You hold a dying thing in your hands though you know the holding won’t stop the dying. When the child brings you flowers and weeds he has ripped from the ground, and says, “Put them in a vase,” you do just that, though you know they are dying, that the tap water and the glass and the spot on the mantlepiece won’t keep those things alive. We knew the thing that wracked him wasn’t going to relent, but we felt, maybe, maybe, we could wait it out.
“Old Rebe,” we’d say, patting him, “not doing so well, are you?”
He got worse, then a bit better, then worse. It went like that for quite a long time. He couldn’t chase a ball anymore. He became irritable — moreso — and a bit unpredictable. Like he was hanging on desperately, I thought. Like he knew.
So we made an impossible decision and then had to figure out how to tell the kids, and whether to do it before he left or after he was gone. I still remember when my parents did the latter, when illness caught up to our mutt Toby. It’s a thing I recall — the anguish, upon hearing — better than thirty years later. Could we avoid that?
You sometimes understand your role as a parent to be the prevention of trauma, an all-out effort to prohibit death from visiting their lives. The whisper of it, the taint of it. But you can’t, of course, and your kids start talking about death, though it’s clear they don’t understand it. They say, I’m going to kill you. They say, Bang, you’re dead. We watch TV shows about dinosaurs and I realize that notions of evolution and extinction and death are great big empty holes for them, cognitive Bermuda triangles, just voids in their understanding. The only part of it they would understand, I felt, was that Rebus wouldn’t be here anymore. But then, maybe that’s all there is to understand.
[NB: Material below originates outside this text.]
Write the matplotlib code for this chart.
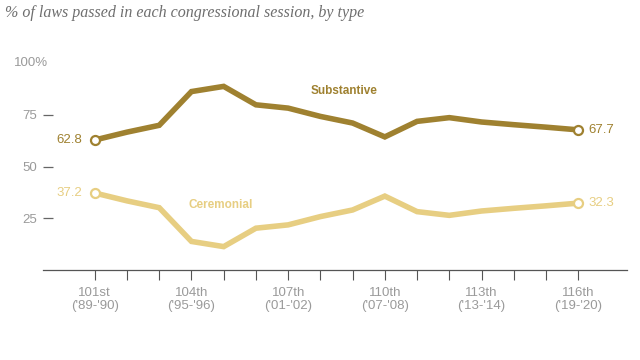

We told them shortly before, and let them all say goodbye. We said, It’s better. We said, Animals die. It’s sad, of course, we said, but there’s no way around it. It became teary, all three of them feeding off one another. Then I took him to the vet, alone, and talked to him as I drove, just like I had when he had a face full of porcupine quills, and then they made me sit with him in a tastefully decorated room where they did these things, with a fake fireplace and overstuffed furniture and oil portraits of collies on the muted brown walls. I thought, This is for me, not for him, and I’d rather not draw this out. I sat with him, and remembered him as he was when he was most alive, and then they came in and it happened and he was gone. Finally gone. The noise, the bees, that he could never shake, went quiet, and I stroked his soft ears and said goodbye. I removed his leather collar, rolled it up, and I left.
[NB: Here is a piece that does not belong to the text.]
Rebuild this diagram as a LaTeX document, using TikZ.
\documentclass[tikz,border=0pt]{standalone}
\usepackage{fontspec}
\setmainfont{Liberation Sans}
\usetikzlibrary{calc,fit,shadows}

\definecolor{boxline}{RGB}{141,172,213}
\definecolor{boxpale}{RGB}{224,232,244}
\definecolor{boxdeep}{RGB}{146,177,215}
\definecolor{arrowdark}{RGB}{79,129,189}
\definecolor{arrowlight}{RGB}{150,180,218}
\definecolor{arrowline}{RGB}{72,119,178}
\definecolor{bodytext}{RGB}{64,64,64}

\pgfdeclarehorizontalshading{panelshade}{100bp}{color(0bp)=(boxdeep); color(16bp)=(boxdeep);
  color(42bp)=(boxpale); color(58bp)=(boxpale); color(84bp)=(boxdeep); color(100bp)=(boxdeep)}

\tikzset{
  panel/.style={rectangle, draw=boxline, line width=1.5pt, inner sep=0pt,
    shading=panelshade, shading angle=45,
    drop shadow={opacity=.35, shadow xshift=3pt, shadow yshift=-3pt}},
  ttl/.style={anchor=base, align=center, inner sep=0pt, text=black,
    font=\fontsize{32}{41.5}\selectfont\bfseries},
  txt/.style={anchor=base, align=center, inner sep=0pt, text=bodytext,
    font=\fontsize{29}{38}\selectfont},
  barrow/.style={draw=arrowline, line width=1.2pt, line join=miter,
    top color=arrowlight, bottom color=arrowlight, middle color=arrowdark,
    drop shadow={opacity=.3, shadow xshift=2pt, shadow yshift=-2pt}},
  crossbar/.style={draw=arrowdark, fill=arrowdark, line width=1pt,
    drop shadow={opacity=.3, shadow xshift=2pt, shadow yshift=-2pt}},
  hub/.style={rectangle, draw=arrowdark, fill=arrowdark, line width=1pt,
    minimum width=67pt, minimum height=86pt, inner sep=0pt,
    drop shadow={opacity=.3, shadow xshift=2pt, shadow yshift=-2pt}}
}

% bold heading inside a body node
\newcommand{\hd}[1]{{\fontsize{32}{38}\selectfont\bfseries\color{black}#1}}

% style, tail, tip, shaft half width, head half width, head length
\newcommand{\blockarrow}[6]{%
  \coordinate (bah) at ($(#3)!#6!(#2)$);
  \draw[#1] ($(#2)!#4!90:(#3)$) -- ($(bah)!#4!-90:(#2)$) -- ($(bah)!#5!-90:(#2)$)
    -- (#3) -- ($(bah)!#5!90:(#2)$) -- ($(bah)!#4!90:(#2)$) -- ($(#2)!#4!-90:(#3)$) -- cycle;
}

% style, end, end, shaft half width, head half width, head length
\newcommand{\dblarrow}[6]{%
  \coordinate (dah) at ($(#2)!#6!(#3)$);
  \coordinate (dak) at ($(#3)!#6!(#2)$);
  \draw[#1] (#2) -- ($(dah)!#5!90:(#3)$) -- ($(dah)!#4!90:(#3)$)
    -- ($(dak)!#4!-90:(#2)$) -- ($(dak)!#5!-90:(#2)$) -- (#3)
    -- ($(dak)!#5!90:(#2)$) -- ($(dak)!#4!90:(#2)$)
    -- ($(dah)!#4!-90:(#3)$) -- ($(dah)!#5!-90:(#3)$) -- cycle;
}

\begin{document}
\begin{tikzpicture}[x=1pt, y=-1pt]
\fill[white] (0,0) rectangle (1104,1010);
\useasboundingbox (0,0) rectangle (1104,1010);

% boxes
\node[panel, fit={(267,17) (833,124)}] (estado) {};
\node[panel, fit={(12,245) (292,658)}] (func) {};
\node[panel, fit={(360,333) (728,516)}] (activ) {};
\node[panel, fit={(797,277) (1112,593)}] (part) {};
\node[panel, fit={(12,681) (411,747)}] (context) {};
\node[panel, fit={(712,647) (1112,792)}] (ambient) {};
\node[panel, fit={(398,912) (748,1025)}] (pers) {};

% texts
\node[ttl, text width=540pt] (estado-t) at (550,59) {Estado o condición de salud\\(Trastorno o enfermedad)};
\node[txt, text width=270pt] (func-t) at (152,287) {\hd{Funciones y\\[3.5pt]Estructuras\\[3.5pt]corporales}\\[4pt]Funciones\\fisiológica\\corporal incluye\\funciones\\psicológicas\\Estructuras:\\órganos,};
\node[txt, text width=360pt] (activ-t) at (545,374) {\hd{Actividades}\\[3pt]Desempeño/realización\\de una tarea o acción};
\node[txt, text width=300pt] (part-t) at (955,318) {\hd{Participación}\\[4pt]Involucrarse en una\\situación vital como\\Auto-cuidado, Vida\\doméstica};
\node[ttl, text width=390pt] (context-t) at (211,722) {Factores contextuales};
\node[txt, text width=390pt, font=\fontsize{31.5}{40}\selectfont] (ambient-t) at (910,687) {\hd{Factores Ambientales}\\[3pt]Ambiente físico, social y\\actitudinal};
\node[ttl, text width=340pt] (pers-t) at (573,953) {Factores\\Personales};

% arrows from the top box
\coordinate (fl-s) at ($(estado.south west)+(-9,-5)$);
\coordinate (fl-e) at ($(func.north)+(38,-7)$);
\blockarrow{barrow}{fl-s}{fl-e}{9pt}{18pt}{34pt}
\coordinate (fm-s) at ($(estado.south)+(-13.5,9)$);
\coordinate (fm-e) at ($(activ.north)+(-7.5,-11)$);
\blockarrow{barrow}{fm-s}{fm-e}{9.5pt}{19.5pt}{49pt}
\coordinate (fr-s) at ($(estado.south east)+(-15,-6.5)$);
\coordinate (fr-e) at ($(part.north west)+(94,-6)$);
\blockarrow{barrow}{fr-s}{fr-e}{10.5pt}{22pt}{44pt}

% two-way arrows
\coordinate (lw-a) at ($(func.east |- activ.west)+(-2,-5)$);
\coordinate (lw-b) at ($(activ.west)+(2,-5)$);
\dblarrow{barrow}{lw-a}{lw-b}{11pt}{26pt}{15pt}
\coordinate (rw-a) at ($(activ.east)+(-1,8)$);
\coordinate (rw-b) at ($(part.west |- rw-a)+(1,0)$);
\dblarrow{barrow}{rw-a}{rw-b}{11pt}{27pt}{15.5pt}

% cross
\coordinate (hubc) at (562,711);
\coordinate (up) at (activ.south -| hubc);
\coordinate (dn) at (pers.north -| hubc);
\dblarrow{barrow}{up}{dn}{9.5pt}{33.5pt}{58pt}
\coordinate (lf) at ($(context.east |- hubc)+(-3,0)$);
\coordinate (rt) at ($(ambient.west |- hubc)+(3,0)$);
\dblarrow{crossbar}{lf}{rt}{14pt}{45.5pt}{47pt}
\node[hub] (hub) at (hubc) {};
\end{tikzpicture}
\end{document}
The collar sits right here, on my desk, and I think it’ll stay there. There is no dog to bark when we come in the door, or when the phone rings, or when another dog happens by on the sidewalk. The kids speak about him in the past tense already. I keep seeing him out of the corner of my eye, but that will fade. He’s gone. I put away his food dish. We don’t have to worry about pushing plates back from the edge of the table. He doesn’t take up space on the bed.
With him, maybe, the notion of the people we once thought we’d be has died, too. It was so long ago, and our lives were so different. And though all of that had faded, he was a link to it, to open space and vigorous living and lungs full of early morning country air. To boundless energy.
The kids are asking for another dog, but we’re deflecting. Maybe that’s a lesson for us, though. To move on. It’s gone, all of that, and we can’t will it back into being. We just have to go on. But I like to think of him, on a trail in Limerick Forest, shooting ahead, running so hard, hind legs spread wide, front legs digging, forgetting me behind him, forgetting everything. Just running. It was such a beautiful thing to watch. My dog, running.